— start —
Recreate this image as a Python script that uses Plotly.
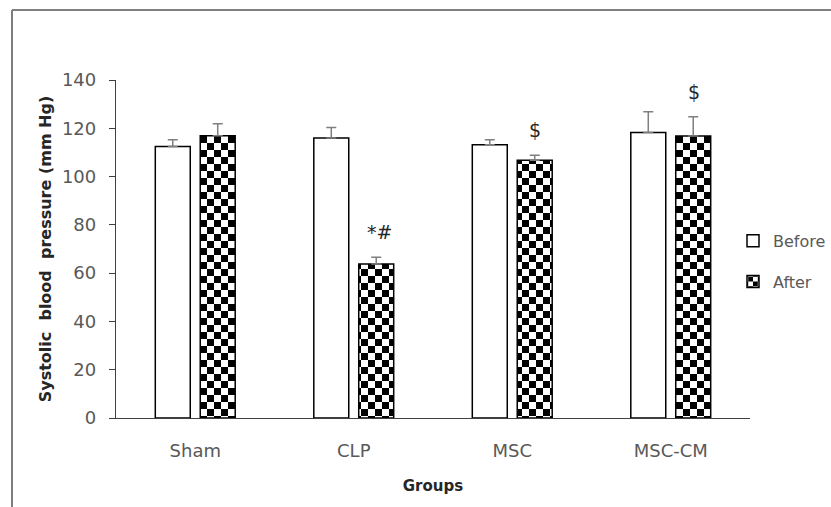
import plotly.graph_objects as go

groups = ["Sham", "CLP", "MSC", "MSC-CM"]
before = [112.5, 116.0, 113.2, 118.3]
before_err = [2.8, 4.3, 2.0, 8.5]
after = [116.9, 63.8, 106.8, 116.8]
after_err = [5.0, 2.8, 2.0, 8.0]
sig_labels = ["", "\u00a0*#", "$", "$"]

y_ticks = [0, 20, 40, 60, 80, 100, 120, 140]

FAMILY = "DejaVu Sans, sans-serif"
TICK_FONT = dict(family=FAMILY, size=18, color="#595959")
TITLE_FONT = dict(family=FAMILY, size=15, color="#262626")

fig = go.Figure()
fig.add_trace(go.Bar(
    name="Before", x=groups, y=before, legendgroup="b",
    marker=dict(color="#ffffff", line=dict(color="#000000", width=1.5)),
    error_y=dict(type="data", symmetric=False, array=before_err,
                 arrayminus=[0] * len(before_err),
                 color="#7f7f7f", thickness=1.5, width=5),
))
fig.add_trace(go.Bar(
    name="After", x=groups, y=after, legendgroup="a",
    marker=dict(color="#ffffff", line=dict(color="#000000", width=1.5),
                pattern=dict(shape="+", fgcolor="#000000", bgcolor="#ffffff",
                             size=12, solidity=0.5)),
    error_y=dict(type="data", symmetric=False, array=after_err,
                 arrayminus=[0] * len(after_err),
                 color="#7f7f7f", thickness=1.5, width=5),
))

for g, v, e, lab in zip(groups, after, after_err, sig_labels):
    if lab:
        fig.add_annotation(x=g, y=v + e, xref="x", yref="y", text=lab,
                           showarrow=False, xshift=23, yshift=25,
                           yanchor="middle",
                           font=dict(family=FAMILY, size=19, color="#262626"))

L, R, T, B = 116, 81, 80, 88.5
W, H = 831, 507
pw, ph = W - L - R, H - T - B


def px_x(p):
    return (p - L) / pw


def px_y(p):
    return (H - B - p) / ph


# outer frame (top and left edges visible)
frame = dict(color="#7f7f7f", width=2)
fig.add_shape(type="line", xref="paper", yref="paper",
              x0=px_x(12), x1=px_x(W + 5), y0=px_y(10), y1=px_y(10), line=frame)
fig.add_shape(type="line", xref="paper", yref="paper",
              x0=px_x(12), x1=px_x(12), y0=px_y(10), y1=px_y(H + 5), line=frame)

fig.update_layout(
    width=W, height=H,
    margin=dict(l=L, r=R, t=T, b=B, pad=0, autoexpand=False),
    paper_bgcolor="#ffffff", plot_bgcolor="#ffffff",
    barmode="group", bargap=0.433, bargroupgap=0.222,
    showlegend=True,
    legend=dict(x=px_x(733), xanchor="left", y=px_y(224), yanchor="top",
                traceorder="grouped", tracegroupgap=17,
                font=dict(family=FAMILY, size=16, color="#595959"),
                bgcolor="rgba(0,0,0,0)"),
    xaxis=dict(showline=True, linecolor="#404040", linewidth=1.3,
               ticks="", showgrid=False, tickfont=TICK_FONT,
               ticklabelstandoff=16,
               title=dict(text="<b>Groups</b>", font=TITLE_FONT, standoff=20)),
    yaxis=dict(range=[0, 140], tickvals=y_ticks, showline=True,
               linecolor="#404040", linewidth=1.3, ticks="outside", ticklen=6,
               tickcolor="#404040", tickwidth=1.3, showgrid=False, zeroline=False,
               tickfont=TICK_FONT, ticklabelstandoff=9,
               title=dict(text="<b>Systolic\u00a0 blood\u00a0 pressure (mm Hg)</b>",
                          font=dict(family=FAMILY, size=16, color="#262626"),
                          standoff=6)),
)

post = """
var gd = document.getElementById('{plot_id}');
var ns = 'http://www.w3.org/2000/svg';
var legendIds = {};
gd.querySelectorAll('.legend path').forEach(function(el){
  var f = (el.getAttribute('style') || '') + ' ' + (el.getAttribute('fill') || '');
  var m = f.match(/#([^'")]+)/);
  if (m) { legendIds[m[1]] = true; }
});
gd.querySelectorAll('pattern').forEach(function(p){
  var S = legendIds[p.id] ? 6 : 7;
  p.setAttribute('width', 2*S); p.setAttribute('height', 2*S);
  p.setAttribute('patternUnits', 'userSpaceOnUse');
  while (p.firstChild) { p.removeChild(p.firstChild); }
  function r(x, y, w, h, c){
    var e = document.createElementNS(ns, 'rect');
    e.setAttribute('x', x); e.setAttribute('y', y);
    e.setAttribute('width', w); e.setAttribute('height', h);
    e.setAttribute('fill', c); p.appendChild(e);
  }
  r(0, 0, 2*S, 2*S, '#ffffff'); r(0, 0, S, S, '#000000'); r(S, S, S, S, '#000000');
});
"""

fig.write_html("out.html", post_script=post)
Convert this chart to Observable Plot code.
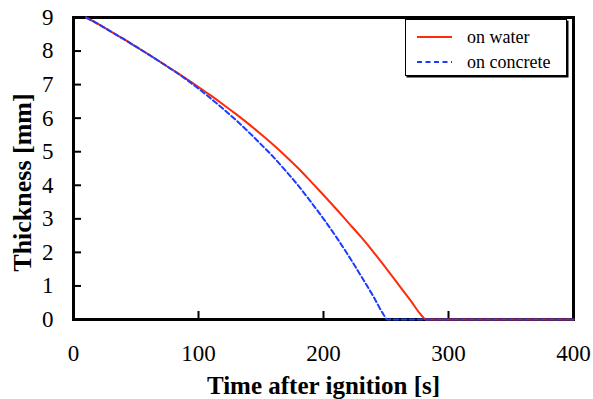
<!DOCTYPE html>
<html>
<head>
<meta charset="utf-8">
<script src="https://cdn.jsdelivr.net/npm/d3@7"></script>
<script src="https://cdn.jsdelivr.net/npm/@observablehq/plot@0.6"></script>
<style>
  html, body { margin: 0; padding: 0; background: #fff; }
  #wrap { position: relative; width: 593px; height: 399px; }
  #wrap svg, #wrap svg text { font-family: "Liberation Serif", "DejaVu Serif", "Times New Roman", serif !important; }
  #legend {
    position: absolute; left: 405px; top: 19px; width: 160px; height: 55px;
    border: 1.5px solid #000; background: #fff;
    box-shadow: 1.5px 1.5px 0 #000;
    font-family: "Liberation Serif", "DejaVu Serif", "Times New Roman", serif; font-size: 18px; color: #000;
  }
  .row { position: absolute; left: 0; height: 22px; display: flex; align-items: center; }
  .row svg { margin-left: 11px; margin-right: 15px; }
</style>
</head>
<body>
<div id="wrap"></div>
<script>
if (document.fonts && document.fonts.load) {
  document.fonts.load("23px 'Liberation Serif'");
  document.fonts.load("bold 25px 'Liberation Serif'");
}

// Data
const seriesNames = ["on water", "on concrete"];
const seriesColors = ["#ff2a0a", "#1a3cff"];

const timeWater = [10,20,30,40,50,60,70,80,90,100,110,120,130,140,150,160,170,180,190,200,210,220,230,240,250,260,270,278,282,300,350,400];
const thicknessWater = [9.0,8.80,8.58,8.36,8.13,7.90,7.66,7.42,7.18,6.93,6.67,6.40,6.12,5.83,5.52,5.20,4.86,4.50,4.11,3.71,3.30,2.88,2.46,2.01,1.53,1.04,0.55,0.14,0,0,0,0];

const timeConcrete = [10,20,30,40,50,60,70,80,90,100,110,120,130,140,150,160,170,180,190,200,210,220,230,240,248,251,300,350,400];
const thicknessConcrete = [9.0,8.80,8.58,8.36,8.13,7.90,7.66,7.42,7.16,6.88,6.58,6.27,5.94,5.59,5.22,4.84,4.42,3.98,3.50,3.00,2.47,1.90,1.30,0.68,0.15,0,0,0,0];

const xTicks = [0,100,200,300,400];
const yTicks = [0,1,2,3,4,5,6,7,8,9];
const xInnerTicks = [100,200,300];
const yInnerTicks = [1,2,3,4,5,6,7,8];

const waterData = timeWater.map((t, i) => ({t, v: thicknessWater[i]}));
const concreteData = timeConcrete.map((t, i) => ({t, v: thicknessConcrete[i]}));

const chart = Plot.plot({
  width: 593,
  height: 399,
  marginLeft: 73,
  marginRight: 20,
  marginTop: 17,
  marginBottom: 80,
  style: { background: "#fff", color: "#000", overflow: "visible" },
  x: { domain: [0, 400] },
  y: { domain: [0, 9] },
  marks: [
    Plot.axisX({ ticks: xTicks, tickSize: 0, tickPadding: 25, fontSize: 23, tickFormat: d => String(d), label: null }),
    Plot.axisY({ ticks: yTicks, tickSize: 0, tickPadding: 20, fontSize: 23, tickFormat: d => String(d), label: null }),
    Plot.frame({ stroke: "#000", strokeWidth: 3 }),
    Plot.tickX(xInnerTicks, { x: d => d, insetTop: 294, stroke: "#000", strokeWidth: 2 }),
    Plot.tickY(yInnerTicks, { y: d => d, insetRight: 492, stroke: "#000", strokeWidth: 2 }),
    Plot.line(waterData, { x: "t", y: "v", stroke: seriesColors[0], strokeWidth: 2, curve: "monotone-x" }),
    Plot.line(concreteData, { x: "t", y: "v", stroke: seriesColors[1], strokeWidth: 2, strokeDasharray: "5,3", curve: "monotone-x" }),
    Plot.text(["Time after ignition [s]"], { frameAnchor: "bottom", textAnchor: "middle", lineAnchor: "middle", dy: 66, fontSize: 25, fontWeight: "bold", fill: "#000" }),
    Plot.text(["Thickness [mm]"], { frameAnchor: "left", textAnchor: "middle", lineAnchor: "middle", dx: -51, dy: 14, rotate: -90, fontSize: 26, fontWeight: "bold", fill: "#000", style: "letter-spacing:1.2px" })
  ]
});

const wrap = document.getElementById("wrap");
wrap.appendChild(chart);

const legend = document.createElement("div");
legend.id = "legend";
seriesNames.forEach((name, i) => {
  const row = document.createElement("div");
  row.className = "row";
  row.style.top = (6 + i * 25) + "px";
  const dash = i === 1 ? 'stroke-dasharray="5,3.5"' : "";
  row.innerHTML = `<svg width="35" height="6"><line x1="0" y1="3" x2="35" y2="3" stroke="${seriesColors[i]}" stroke-width="2" ${dash}/></svg><span>${name}</span>`;
  legend.appendChild(row);
});
wrap.appendChild(legend);
</script>
</body>
</html>
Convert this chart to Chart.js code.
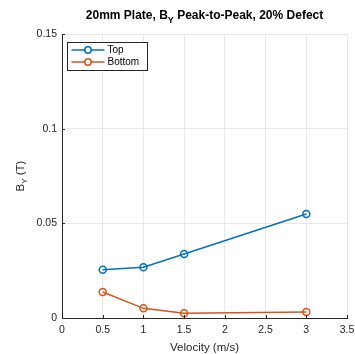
<!DOCTYPE html>
<html>
<head>
<meta charset="utf-8">
<script src="https://cdn.jsdelivr.net/npm/chart.js@4/dist/chart.umd.min.js"></script>
<style>
  html, body { margin: 0; padding: 0; background: #fff; }
  #wrap { width: 355px; height: 354px; }
</style>
</head>
<body>
<div id="wrap"><canvas id="c" width="355" height="354"></canvas></div>
<script>
// Velocity (m/s) and peak-to-peak B_Y (T) at the top and bottom sensors
const velocity = [0.5, 1, 1.5, 3];
const topValues = [0.0255, 0.0268, 0.0338, 0.0549];
const bottomValues = [0.0137, 0.0051, 0.0025, 0.0032];
const xTicks = [0, 0.5, 1, 1.5, 2, 2.5, 3, 3.5];
const yTicks = [0, 0.05, 0.1, 0.15];
const seriesNames = ['Top', 'Bottom'];

const BLUE = '#0072BD';
const ORANGE = '#D95319';
const FONT = '"Liberation Sans", Arial, sans-serif';

// Draws text with a subscript part: [[text, isSub], ...]
function drawRich(ctx, parts, x, y, size, bold, align) {
  const fontFor = (s) => (bold ? 'bold ' : '') + s + 'px ' + FONT;
  const subSize = Math.round(size * 0.72);
  let total = 0;
  parts.forEach(([t, sub]) => {
    ctx.font = fontFor(sub ? subSize : size);
    total += ctx.measureText(t).width;
  });
  let cx = align === 'center' ? x - total / 2 : x;
  ctx.textAlign = 'left';
  ctx.textBaseline = 'alphabetic';
  parts.forEach(([t, sub]) => {
    ctx.font = fontFor(sub ? subSize : size);
    ctx.fillText(t, cx, sub ? y + size * 0.3 : y);
    cx += ctx.measureText(t).width;
  });
}

const annotations = {
  id: 'annotations',
  afterDraw(chart) {
    const ctx = chart.ctx;
    const area = chart.chartArea;
    ctx.save();
    // inward tick marks
    ctx.strokeStyle = '#262626';
    ctx.lineWidth = 1;
    const xs = chart.scales.x, ys = chart.scales.y;
    xTicks.forEach(v => {
      const px = Math.round(xs.getPixelForValue(v)) + 0.5;
      ctx.beginPath(); ctx.moveTo(px, area.bottom); ctx.lineTo(px, area.bottom - 3); ctx.stroke();
    });
    yTicks.forEach(v => {
      const py = Math.round(ys.getPixelForValue(v)) + 0.5;
      ctx.beginPath(); ctx.moveTo(area.left, py); ctx.lineTo(area.left + 3, py); ctx.stroke();
    });

    // title
    ctx.fillStyle = '#000';
    drawRich(ctx, [['20mm Plate, B', false], ['Y', true], [' Peak-to-Peak, 20% Defect', false]],
      (area.left + area.right) / 2, 19, 12, true, 'center');

    // x label
    ctx.fillStyle = '#262626';
    ctx.font = '11.5px ' + FONT;
    ctx.textAlign = 'center';
    ctx.textBaseline = 'alphabetic';
    ctx.fillText('Velocity (m/s)', (area.left + area.right) / 2, 351);

    // y label
    ctx.save();
    ctx.translate(24, (area.top + area.bottom) / 2);
    ctx.rotate(-Math.PI / 2);
    drawRich(ctx, [['B', false], ['Y', true], [' (T)', false]], 0, 0, 11.5, false, 'center');
    ctx.restore();

    // legend
    const lx = 67.5, ly = 42.5, lw = 80, lh = 28;
    ctx.fillStyle = '#fff';
    ctx.fillRect(lx, ly, lw, lh);
    ctx.strokeStyle = '#262626';
    ctx.lineWidth = 1;
    ctx.strokeRect(lx, ly, lw, lh);
    const colors = [BLUE, ORANGE];
    seriesNames.forEach((name, i) => {
      const cy = ly + 7.5 + i * 12;
      ctx.strokeStyle = colors[i];
      ctx.lineWidth = 1.5;
      ctx.beginPath(); ctx.moveTo(lx + 4, cy); ctx.lineTo(lx + 37, cy); ctx.stroke();
      ctx.beginPath(); ctx.arc(lx + 20.5, cy, 3.2, 0, Math.PI * 2);
      ctx.fillStyle = '#fff'; ctx.fill(); ctx.stroke();
      ctx.fillStyle = '#000';
      ctx.font = '10px ' + FONT;
      ctx.textAlign = 'left';
      ctx.textBaseline = 'middle';
      ctx.fillText(name, lx + 40, cy + 0.5);
    });
    ctx.restore();
  }
};

const fmt = v => String(Math.round(v * 100) / 100);

new Chart(document.getElementById('c'), {
  type: 'line',
  data: {
    datasets: [
      {
        label: seriesNames[0],
        data: velocity.map((v, i) => ({ x: v, y: topValues[i] })),
        borderColor: BLUE, backgroundColor: '#fff',
        borderWidth: 1.5, pointRadius: 3.5, pointBorderWidth: 1.5,
        pointBackgroundColor: 'rgba(255,255,255,0)', pointBorderColor: BLUE, tension: 0
      },
      {
        label: seriesNames[1],
        data: velocity.map((v, i) => ({ x: v, y: bottomValues[i] })),
        borderColor: ORANGE, backgroundColor: '#fff',
        borderWidth: 1.5, pointRadius: 3.5, pointBorderWidth: 1.5,
        pointBackgroundColor: 'rgba(255,255,255,0)', pointBorderColor: ORANGE, tension: 0
      }
    ]
  },
  options: {
    responsive: false,
    animation: false,
    devicePixelRatio: 1,
    layout: { padding: { top: 34, right: 8, left: 0, bottom: 0 } },
    plugins: { legend: { display: false }, tooltip: { enabled: false }, title: { display: false } },
    scales: {
      x: {
        type: 'linear', min: 0, max: 3.5,
        afterBuildTicks: s => { s.ticks = xTicks.map(v => ({ value: v })); },
        afterFit: s => { s.height = 36; s.paddingLeft = 0; s.paddingRight = 0; },
        grid: { color: '#e8e8e8', drawTicks: false },
        border: { color: '#262626', width: 1 },
        ticks: { color: '#262626', font: { family: FONT, size: 10.5 }, padding: 6,
                 callback: v => fmt(v) }
      },
      y: {
        type: 'linear', min: 0, max: 0.15,
        afterBuildTicks: s => { s.ticks = yTicks.map(v => ({ value: v })); },
        afterFit: s => { s.width = 62; s.paddingTop = 0; s.paddingBottom = 0; },
        grid: { color: '#e8e8e8', drawTicks: false },
        border: { color: '#262626', width: 1 },
        ticks: { color: '#262626', font: { family: FONT, size: 10.5 }, padding: 5,
                 callback: v => fmt(v) }
      }
    }
  },
  plugins: [annotations]
});
</script>
</body>
</html>
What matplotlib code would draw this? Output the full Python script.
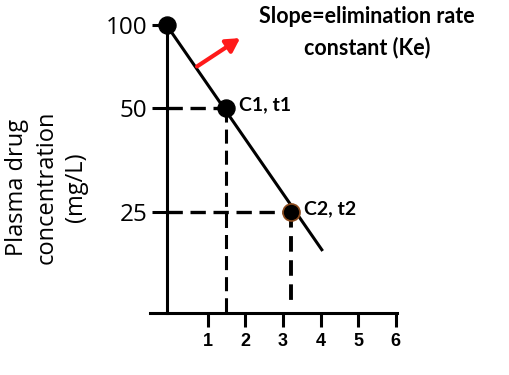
— end —
* **What to do**
Copy nothing but the lines from the top of the material through the line holding "x0=px_x(12), x1=px_x(12), y0=px_y(10), y1=px_y(H", exactly as written; omit pictures.

* **Response below**
Recreate this image as a Python script that uses Plotly.
import plotly.graph_objects as go

groups = ["Sham", "CLP", "MSC", "MSC-CM"]
before = [112.5, 116.0, 113.2, 118.3]
before_err = [2.8, 4.3, 2.0, 8.5]
after = [116.9, 63.8, 106.8, 116.8]
after_err = [5.0, 2.8, 2.0, 8.0]
sig_labels = ["", "\u00a0*#", "$", "$"]

y_ticks = [0, 20, 40, 60, 80, 100, 120, 140]

FAMILY = "DejaVu Sans, sans-serif"
TICK_FONT = dict(family=FAMILY, size=18, color="#595959")
TITLE_FONT = dict(family=FAMILY, size=15, color="#262626")

fig = go.Figure()
fig.add_trace(go.Bar(
    name="Before", x=groups, y=before, legendgroup="b",
    marker=dict(color="#ffffff", line=dict(color="#000000", width=1.5)),
    error_y=dict(type="data", symmetric=False, array=before_err,
                 arrayminus=[0] * len(before_err),
                 color="#7f7f7f", thickness=1.5, width=5),
))
fig.add_trace(go.Bar(
    name="After", x=groups, y=after, legendgroup="a",
    marker=dict(color="#ffffff", line=dict(color="#000000", width=1.5),
                pattern=dict(shape="+", fgcolor="#000000", bgcolor="#ffffff",
                             size=12, solidity=0.5)),
    error_y=dict(type="data", symmetric=False, array=after_err,
                 arrayminus=[0] * len(after_err),
                 color="#7f7f7f", thickness=1.5, width=5),
))

for g, v, e, lab in zip(groups, after, after_err, sig_labels):
    if lab:
        fig.add_annotation(x=g, y=v + e, xref="x", yref="y", text=lab,
                           showarrow=False, xshift=23, yshift=25,
                           yanchor="middle",
                           font=dict(family=FAMILY, size=19, color="#262626"))

L, R, T, B = 116, 81, 80, 88.5
W, H = 831, 507
pw, ph = W - L - R, H - T - B


def px_x(p):
    return (p - L) / pw


def px_y(p):
    return (H - B - p) / ph


# outer frame (top and left edges visible)
frame = dict(color="#7f7f7f", width=2)
fig.add_shape(type="line", xref="paper", yref="paper",
              x0=px_x(12), x1=px_x(W + 5), y0=px_y(10), y1=px_y(10), line=frame)
fig.add_shape(type="line", xref="paper", yref="paper",
              x0=px_x(12), x1=px_x(12), y0=px_y(10), y1=px_y(H + 5), line=frame)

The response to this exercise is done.